山地さんの試算では百万キロワット級の原発なら設備利用率1%分で六万トンのCO2削減になる。「原子力は低炭素電力供給システムに不可欠な要素」。だが、一九九〇年代には80%前後だった設備利用率が二〇〇〇年代に入って不祥事や事故、地震などで60-70%に低迷。「今ある原発の寿命延長、リプレース(古い炉を新しい炉に置き換え)、設備利用率の向上、既設炉の出力拡大が必要」と指摘する。
環境面では“悪者”の石炭火力だが「発電電力量に占める割合は米国とドイツが五割、中国とインドは七割。石炭は重要な電源で、すぐになくせというのは現実的でない」。発電効率向上によるCO2削減効果は大きく、日本で運転中の最新式の石炭火力発電の効率を米国・中国・インドに適用すると約十三億トンの削減になるという。

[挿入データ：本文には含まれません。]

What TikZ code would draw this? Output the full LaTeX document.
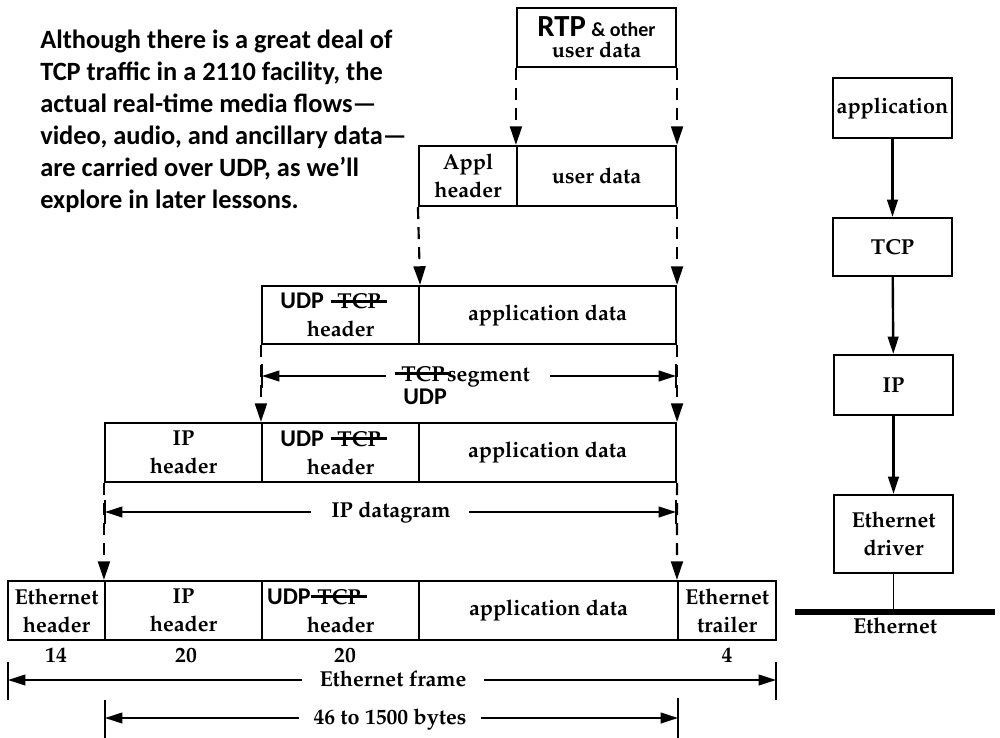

拡大する太陽光などの再生可能エネルギーへの期待は大きいが、天候に左右されるなど不安定で発電コストも高い。「技術革新と普及促進で発電コスト低減を誘導する政策が大切。過大評価も過小評価もせず、導入拡大に向けたインフラ整備と市場創出を」と話す。
■進む交流
産業界の動きは活発だ。新日本製鉄副社長の関沢秀哲さんは「日本だけ削減しても数%の貢献」と国際協力の大切さを強調する。日本の鉄鋼業界は中国やインドの製鉄所と省エネ技術交流を進める。「日本の技術が普及したら世界で三・四億トンが削減可能との試算もある。期待は大きい」
昭和シェル石油副会長の香藤繁常さんは「採算性が高い既存の油田は、生産量が年率4-5%減っていく」と説明する。将来のエネルギー需要に対応するため同社は一九七〇年代から太陽光に着目、太陽電池は商業生産に入っている。バイオ燃料やCCS(CO2の地中貯留)技術も研究中で「省エネは、技術立国・日本が大きく貢献できる分野」という。
■雇用も創出
国も環境ビジネス促進に力を入れる。環境省地球環境審議官の竹本和彦さんは、住宅用太陽光発電の導入補助や電気自動車に対する重量税免除などを挙げ「低炭素革命を柱として新たな市場と雇用を創出する政策パッケージを三月にまとめる」と話す。
<記者のつぶやき> 環境技術の“本家”は日本のはずなのに、「日本版グリーン・ニューディール」とはどういうこと? 科学技術で頑張っても、政治(家)で逆転されるのは悲しい。未曾有の不況下、環境分野は期待の星だけにビジネスとしても大事にしたい。